File uploads from a user’s machine to a server are stored in the server’s premises. But what happens in course of time is the data gets an inevitable growth and so their attachments. This leads to challenges like browser restrictions, machine speed, network speed, and server storage capacity. This can be solved by heading to a cloud-centric technical architecture so that we can provide a secure approach to upload large files.
So, down to this blog, let’s see how to use cloud services for bringing the quality factors like speed, vast and secure. Yes, there are many services, but for the best, let’s dive into the world’s largest forest AWS, the leading provider of cloud services.
Once you landed signing in at AWS, create an S3 bucket for your region following these directions.
You would feel warm, breezy pitching a bucket in AWS. Now, you can have a look at bucket policies here. And follow a basic example that AWS provides demonstrating how to upload a file to S3 using their SDK.

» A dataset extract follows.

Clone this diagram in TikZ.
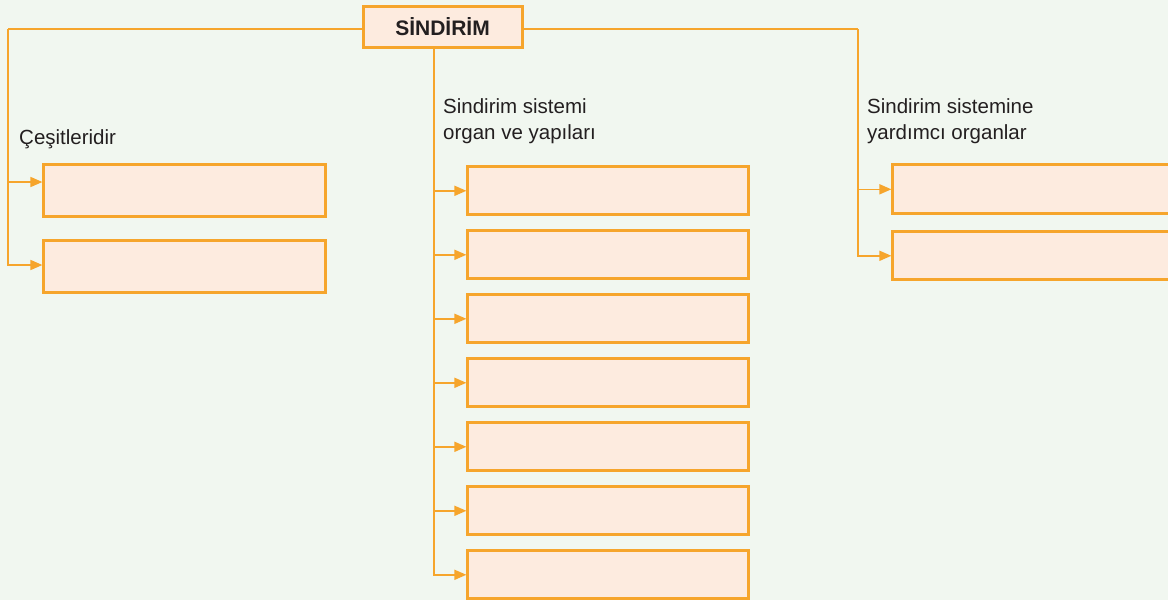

And, here comes the heart of the guide directing you to the secure way of uploading files.
- Pre-signed URLs
- Two Bucket Security Approach
Pre-signed URLs are used to enable your client/customer to upload an object to your bucket. This pre-signed URL makes the controls, such as providing only write permissions and lifespan of the URL, handy. You can generate a pre-signed URL
Thus this pre-signed URL is given to the client and the client uploads his file to the path of your bucket you provided. It’s now we have to handle the uploaded object.
First, we’ve to get an acknowledgement that the file’s been uploaded successfully. This is because, if we save the details of the storage without making sure of the upload action in the bucket, it would result in data inconsistency, if any problem occurred during the upload action. Thus acknowledgement is commendable. It can be accomplished through SQS.
Amazon SQS queue gets the notification when certain actions(which you could mention based on your need) happen on your Amazon S3 bucket. That is, the notifications are pushed to the SQS queue on account of certain actions on your S3 bucket. You could set up an SQS queue for your Amazon S3 bucket.
So that you could fetch the notifications by polling the queue for a period of time. Thus, we get acknowledged of a particular action to the bucket. Yes, now, we are safe to save the data of storage that is definitely consistent.
Two Bucket Security Approach:
The two bucket architecture establishes a strong security. The first bucket is a temporary loading dock that is externally exposed, allowing clients to write files while the second bucket is more secure and the files’ final burrow. External users don’t have access to it. OK, What happens to the files in the loading dock? Files can be automatically deleted via a lifecycle policy after a specified time limit.
So, now, let’s move the files from loading dock bucket to the permanent bucket. And finally, save the path of the file at a permanent bucket.
Store encrypted data:
For high security, store only encrypted data at storage. This can be done by encrypting the files through secret keys. You can look into KMS Keys.
- Pre-signed URL is generated and given to the client.
- The client uploads an object to the path provided.
- Meanwhile, SQS gets a notification, if the upload was successful.
- The server looks for the SQS data(i.e., in a queue) by polling.
- By that data, it is acknowledged that object is upload to the bucket.
- Move the object to a permanent bucket.
- Store the URL of permanent in the server.
Thus, we’d accomplished our mission, establishing a secure architecture for storing sensitive data, leaving no loopholes for any treasure hunts. Such dark, mysterious Amazon!